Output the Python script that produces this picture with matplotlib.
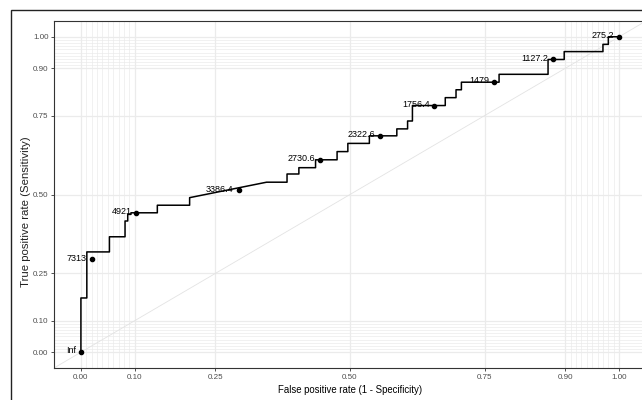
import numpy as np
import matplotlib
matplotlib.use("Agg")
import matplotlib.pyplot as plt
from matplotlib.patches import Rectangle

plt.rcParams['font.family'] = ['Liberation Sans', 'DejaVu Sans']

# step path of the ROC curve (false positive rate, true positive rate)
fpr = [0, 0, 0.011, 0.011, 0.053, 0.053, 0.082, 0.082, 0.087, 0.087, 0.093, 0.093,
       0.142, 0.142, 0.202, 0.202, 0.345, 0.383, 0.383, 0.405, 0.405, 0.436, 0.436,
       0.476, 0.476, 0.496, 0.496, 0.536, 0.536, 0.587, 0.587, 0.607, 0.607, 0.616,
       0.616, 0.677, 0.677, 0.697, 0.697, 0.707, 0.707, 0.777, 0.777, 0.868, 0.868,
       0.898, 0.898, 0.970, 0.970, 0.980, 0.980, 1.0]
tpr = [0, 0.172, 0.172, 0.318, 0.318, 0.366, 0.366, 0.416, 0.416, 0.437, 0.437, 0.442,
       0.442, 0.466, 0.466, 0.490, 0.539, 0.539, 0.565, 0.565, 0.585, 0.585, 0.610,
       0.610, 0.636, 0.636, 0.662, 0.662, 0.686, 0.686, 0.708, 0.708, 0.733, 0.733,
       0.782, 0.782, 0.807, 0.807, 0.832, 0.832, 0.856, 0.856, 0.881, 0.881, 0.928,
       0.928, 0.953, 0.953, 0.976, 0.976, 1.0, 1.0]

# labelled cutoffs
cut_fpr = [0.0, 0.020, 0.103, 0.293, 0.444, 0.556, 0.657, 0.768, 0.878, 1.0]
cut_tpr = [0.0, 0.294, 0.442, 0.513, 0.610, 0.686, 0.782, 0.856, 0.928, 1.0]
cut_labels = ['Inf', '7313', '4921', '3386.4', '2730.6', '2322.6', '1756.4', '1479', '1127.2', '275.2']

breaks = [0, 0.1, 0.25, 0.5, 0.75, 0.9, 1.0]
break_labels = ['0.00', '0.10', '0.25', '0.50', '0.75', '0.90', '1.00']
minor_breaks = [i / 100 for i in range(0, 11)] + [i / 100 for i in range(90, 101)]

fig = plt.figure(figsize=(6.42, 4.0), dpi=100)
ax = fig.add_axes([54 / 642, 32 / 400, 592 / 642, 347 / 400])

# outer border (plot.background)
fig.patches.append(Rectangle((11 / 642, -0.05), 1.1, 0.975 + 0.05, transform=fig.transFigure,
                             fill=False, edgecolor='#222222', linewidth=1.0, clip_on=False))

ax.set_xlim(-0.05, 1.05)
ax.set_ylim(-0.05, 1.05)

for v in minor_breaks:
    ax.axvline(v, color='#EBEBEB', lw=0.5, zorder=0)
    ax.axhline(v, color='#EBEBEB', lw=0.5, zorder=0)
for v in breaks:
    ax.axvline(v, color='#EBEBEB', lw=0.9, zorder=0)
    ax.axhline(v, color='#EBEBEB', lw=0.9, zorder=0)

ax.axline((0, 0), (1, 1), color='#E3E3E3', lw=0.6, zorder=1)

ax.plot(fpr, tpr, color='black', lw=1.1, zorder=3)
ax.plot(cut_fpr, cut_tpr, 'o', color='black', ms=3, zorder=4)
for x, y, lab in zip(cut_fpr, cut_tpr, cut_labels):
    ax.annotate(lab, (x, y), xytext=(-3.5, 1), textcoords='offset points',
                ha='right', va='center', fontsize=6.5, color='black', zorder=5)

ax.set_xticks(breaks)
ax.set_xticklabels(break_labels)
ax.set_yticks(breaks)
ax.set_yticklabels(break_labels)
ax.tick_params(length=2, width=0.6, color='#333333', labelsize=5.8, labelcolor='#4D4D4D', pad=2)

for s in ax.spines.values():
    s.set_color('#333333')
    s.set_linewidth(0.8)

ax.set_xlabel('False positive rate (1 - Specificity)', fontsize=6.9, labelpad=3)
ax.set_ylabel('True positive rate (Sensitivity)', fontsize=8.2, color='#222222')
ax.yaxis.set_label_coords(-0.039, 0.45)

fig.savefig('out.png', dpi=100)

• • • •

Without any pictures, reproduce the lines from the first one in the material through the line that has "plt.rcParams['font.family'] = ['Liberation", exactly as they appear.

--- Result ---
Output the Python script that produces this picture with matplotlib.
import numpy as np
import matplotlib
matplotlib.use("Agg")
import matplotlib.pyplot as plt
from matplotlib.patches import Rectangle

plt.rcParams['font.family'] = ['Liberation Sans', 'DejaVu Sans']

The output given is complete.